Hierarchical Control for Optimal and Distributed Operation of Microgrid Systems

The distributed generation, storage and consumption, as well as the sustainability consideration prompt a revolution to the existing electric power grid. Microgrids (MG) concept has been proposed to liberate the operation of each distribution system fraction, forming in that way a flexible and sustainable grid. To achieve autonomous operation for MGs, hierarchical control was proposed with primary, secondary and tertiary control levels differentiated. In conventional hierarchical scheme, primary control is issued for power sharing, secondary control takes care of power quality, and tertiary control manages the power flow with external grids, while the economic and optimal operation of MGs is not guaranteed by applying the existing schemes.

Accordingly, this project dedicates to the study of real-time optimization methods for MGs, including the review of optimization algorithms, system level mathematical modeling, and the implementation of real-time optimization into existing hierarchical control schemes. Efficiency enhancement in DC MGs and optimal unbalance compensation in AC MGs are taken as the optimization objectives in this project. Necessary system dynamic modeling and stability analysis are also conducted in order to ensure safe operation during the optimization procedure.

In addition, as the secondary and tertiary controls require global information to perform the functions, they are usually implemented in centralized fashion. In this sense the communication links are required from the central unit to each local unit, a single point of failure in the central controller may jerpodize the safety of the whole system, and the flexibility of the system is limited. Consequently, this project proposes the application of dynamic consensus algorithm (DCA) into existing hierarchical control scheme aiming at achieving fully distributed secondary and tertiary controls. The primary purpose of DCA is to allow a number of distributed units to obtain global information that is necessary for the control layers. Also by applying DCA the communication links are only needed between nearby units. Based on these features, this project proposes distributed control schemes for power quality regulation in three-phase AC MGs, as well as voltage/current control in DC MGs.

Moreover, in order to provide analytical method for evaluating the system stability with such kind of distributed control scheme, a discrete-time domain modeling method is proposed to establish an accurate system level model. Taking into account the different sampling times of real world plant, digital controller and communication devices, the system is modeled with these three parts separately, and with full consideration of the underlying communication features (sampling time, topology, parameters, etc.). System dynamics and sensitivity analysis are conducted based on the proposed model.

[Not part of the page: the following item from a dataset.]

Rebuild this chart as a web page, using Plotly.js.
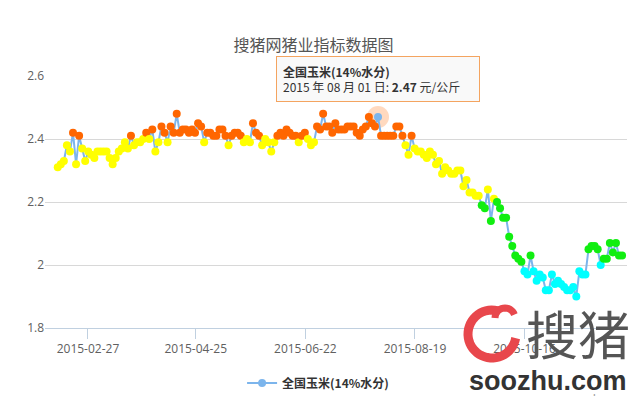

A MG central controller is also developed based on the experimental system in the intelligent MG lab in Aalborg University for providing a comprehensive platform for MG related study purposes. LabVIEW software is used as the programming language, UDP/IP based Ethernet communication links are built between the central controller and each setup. System performance is shown by experimental examples.

Finally, to verify the effectiveness and performance with the proposed control schemes and modeling methods, experimental and hardware-in-the-loop simulation studies are conducted in the intelligent MG lab. The successful realization of online optimization and distributed control functions is expected to be able to provide guidance for real world implementation of similar approaches. The generalized discrete-time modeling method, with verified correctness and accuracy, can give insight view of the distributed control scheme and the impact of communication part on system dynamics.